Earlier models have smaller fairings and engines straight from Japan… much better quality. Early ones have ‘Honda Racing’ cast into the alternator cover. Later ones have ‘KYMCO’ there.
Later models have big, ugly fairings / body parts and EGR. Power is reduced a bit from the early ones. There is a revised RC valve computer at some point which cycles the valve at lower rpm just to make sure that people who never run the engine hard or use crap oil don’t get the valve stuck. This ruins torque and tractability at low revs but it reduced warranty claims. Sadly, KYMCO did not change the part number so there is no way to tell them apart from the case.
One thing to be very wary of when buying an earlier model is the instrument cluster. Early bikes had the oil level warning system wired differently to the later ones. Although the later clocks are plug and play on the earlier model, and the oil level will test on and off at start-up, the switch in the tank will not trigger the warning light when the tank is empty. Ask me how I know this.
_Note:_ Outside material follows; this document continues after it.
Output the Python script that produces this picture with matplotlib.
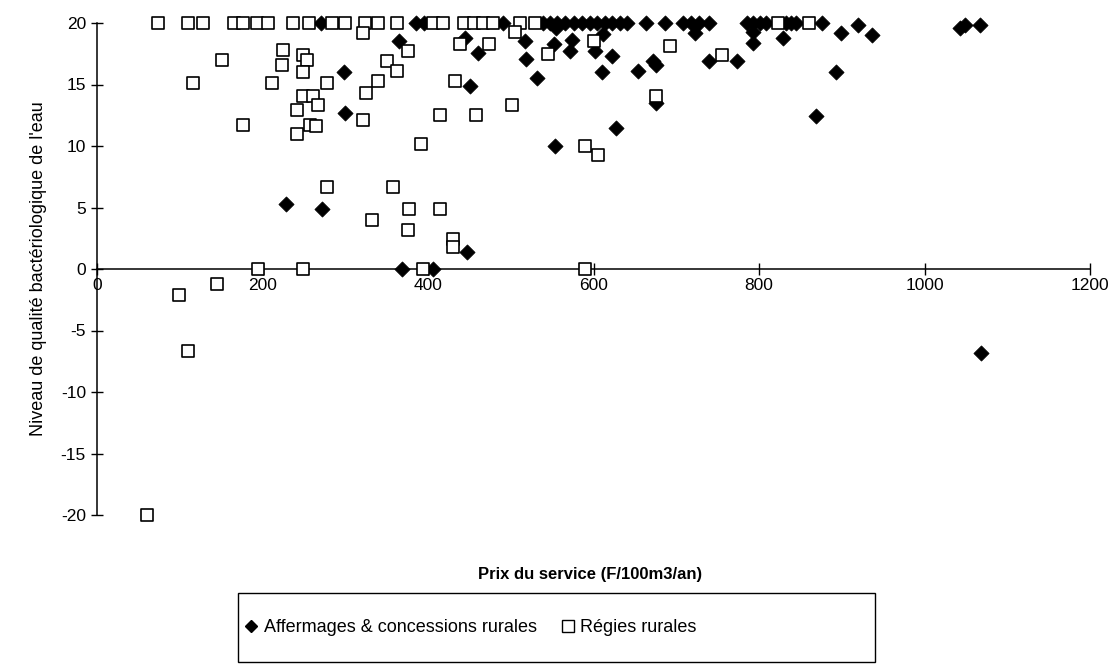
import matplotlib
matplotlib.use("Agg")
import matplotlib.pyplot as plt
from matplotlib.patches import Rectangle
from matplotlib.lines import Line2D

plt.rcParams['font.family'] = ['Liberation Sans', 'DejaVu Sans']
plt.rcParams['axes.unicode_minus'] = False

# Affermages & concessions rurales (diamonds)
aff_x = [271, 386, 395, 491, 539, 547, 556, 566, 576, 586, 596, 604, 614, 622, 632, 640,
         664, 686, 708, 718, 728, 740, 785, 793, 801, 809, 833, 839, 845, 876,
         555, 612, 723, 793, 899, 920, 936, 1043, 1049, 1067,
         365, 445, 517, 552, 574, 793, 829,
         460, 518, 572, 602, 622, 672, 676, 739, 773,
         298, 610, 654, 893, 532, 451, 676, 300, 869, 627, 553,
         229, 272, 447, 368, 406, 1068]
aff_y = [20, 20, 20, 20, 20, 20, 20, 20, 20, 20, 20, 20, 20, 20, 20, 20,
         20, 20, 20, 20, 20, 20, 20, 20, 20, 20, 20, 20, 20, 20,
         19.6, 19.1, 19.2, 19.3, 19.2, 19.8, 19.0, 19.6, 19.8, 19.8,
         18.5, 18.8, 18.5, 18.3, 18.6, 18.4, 18.8,
         17.6, 17.1, 17.7, 17.7, 17.3, 16.9, 16.6, 16.9, 16.9,
         16.0, 16.0, 16.1, 16.0, 15.5, 14.9, 13.5, 12.7, 12.4, 11.5, 10.0,
         5.3, 4.9, 1.4, 0, 0, -6.8]

# Régies rurales (squares)
reg_x = [74, 110, 128, 165, 177, 193, 207, 237, 256, 284, 300, 324, 340, 362, 406, 418,
         443, 455, 467, 479, 511, 529, 823, 860,
         322, 505, 439, 474, 601,
         225, 376, 545, 249, 755, 692,
         151, 254, 223, 351, 249, 363,
         116, 212, 278, 339, 433,
         249, 261, 325, 676, 267, 501, 242,
         322, 415, 458, 176, 257, 265, 242,
         392, 590, 606, 278, 358,
         377, 415, 332, 376, 430, 430,
         195, 249, 394, 590, 145, 99, 110, 60]
reg_y = [20, 20, 20, 20, 20, 20, 20, 20, 20, 20, 20, 20, 20, 20, 20, 20,
         20, 20, 20, 20, 20, 20, 20, 20,
         19.2, 19.3, 18.3, 18.3, 18.5,
         17.8, 17.7, 17.5, 17.4, 17.4, 18.1,
         17.0, 17.0, 16.6, 16.9, 16.0, 16.1,
         15.1, 15.1, 15.1, 15.3, 15.3,
         14.1, 14.1, 14.3, 14.1, 13.3, 13.3, 12.9,
         12.1, 12.5, 12.5, 11.7, 11.7, 11.6, 11.0,
         10.2, 10.0, 9.3, 6.7, 6.7,
         4.9, 4.9, 4.0, 3.2, 2.4, 1.8,
         0, 0, 0, 0, -1.2, -2.1, -6.7, -20]

xticks = [0, 200, 400, 600, 800, 1000, 1200]
yticks = [-20, -15, -10, -5, 0, 5, 10, 15, 20]

W, H = 1116, 664
fig = plt.figure(figsize=(W / 100, H / 100), dpi=100)
ax = fig.add_axes([97 / W, 1 - 515 / H, (1090 - 97) / W, (515 - 23) / H])

ax.scatter(aff_x, aff_y, marker='D', s=60, c='black', edgecolors='black',
           linewidths=0.5, clip_on=False, zorder=3)
ax.scatter(reg_x, reg_y, marker='s', s=85, c='white', edgecolors='black',
           linewidths=1.2, clip_on=False, zorder=4)

ax.set_xlim(0, 1200)
ax.set_ylim(-20, 20)
ax.spines['bottom'].set_position(('data', 0))
ax.spines['top'].set_visible(False)
ax.spines['right'].set_visible(False)
ax.spines['left'].set_linewidth(1.1)
ax.spines['bottom'].set_linewidth(1.1)
ax.set_xticks(xticks)
ax.set_yticks(yticks)
ax.tick_params(direction='inout', length=9, width=1, labelsize=12.5, colors='black')
ax.tick_params(axis='x', pad=2)

ax.set_ylabel("Niveau de qualité bactériologique de l'eau", fontsize=13)
ax.yaxis.set_label_coords(-0.05, 0.5)

fig.text(590 / W, 1 - 575 / H, "Prix du service (F/100m3/an)", ha='center', va='center',
         fontsize=12, fontweight='bold')

# legend box
fig.patches.append(Rectangle((238 / W, 1 - 662 / H), (875 - 238) / W, (662 - 593) / H,
                             transform=fig.transFigure, fill=False, edgecolor='black',
                             linewidth=1.0))
handles = [Line2D([], [], marker='D', ls='none', color='black', markersize=6),
           Line2D([], [], marker='s', ls='none', markerfacecolor='white',
                  markeredgecolor='black', markersize=8)]
fig.legend(handles, ["Affermages & concessions rurales", "Régies rurales"],
           loc='center left', bbox_to_anchor=(226 / W, 1 - 628 / H), frameon=False,
           ncol=2, fontsize=13, handlelength=1.0, handletextpad=0.2, columnspacing=1.2)

fig.savefig("out.png", dpi=100)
The Yamaha makes 17bhp stock and you won’t get anything more out of that without increasing cylinder capacity. Even you bump it to 250cc it’s still pretty slow. The motor is massively undersquare, which helps low-end torque. Despite it revving to 11k or so it’s pretty gutless. The engine is based off the JDM SRV250, a retro-styled bike. Basically it was massively de-stroked to make 150cc. Heads and cylinders are the same, as is the crankcase and possibly the pistons, so you can drop the SRV crank and rods straight in to bring it back to 250cc. There was also a 250 Virago in Japan which had the same internals, though it only had a single carb. There are other kits which open it up further to 300cc or I think even 330cc. I stopped paying attention a long time ago. One problem with these kits is balance. The JDM bikes all had rubber engine mounts to keep the vibration down. The Taiwan 150cc models have such a short stroke they are very smooth. Put the 250cc guts into your FZ* and it buzzes pretty well. White fingers and numb feet on longer rides.
There was a revision fairly early in the model lifespan which added an oil cooler. Doesn’t seem to make any difference to reliability.
Yamaha build quality is way better than Kymcos, especially evident in suspension, brakes and wheels.
Yamaha parts, at least engine and cycle parts are more available since production went on a lot later.
Only the FZR has a rear disk brake, the others have drums back there which only seem to make noise rather than any brake torque…

There is a 3rd alternative, though I haven’t seen one in many years. There were some Suzuki RG125 Gammas on the market back in the day, though they weren’t popular and I don’t think too many were sold. The FZR and the later NSR were built to look much bigger than they were, and sold much better. The Suzuki was tiny with skinny tires, and despite being faster and lighter than the competitors, no-one really wanted it. Engines, electrics, suspension and brakes were all imported from Japan btw. 25bhp out of the box and high build quality. 250 Gammas used two of the same top-ends and are easily tuned to 70bhp or more. It makes sense a 125 can make 35bhp properly tuned.

Personally, I feel a crotch-rocket is all about speed and noise. The FZR kind of looks the part but regardless of the money you spend on it, it will not keep up with a healthy NSR. Unless you are a big heavy rider, a well-sorted NSR will give much bigger bikes a run for their money in the mountains or a tight circuit.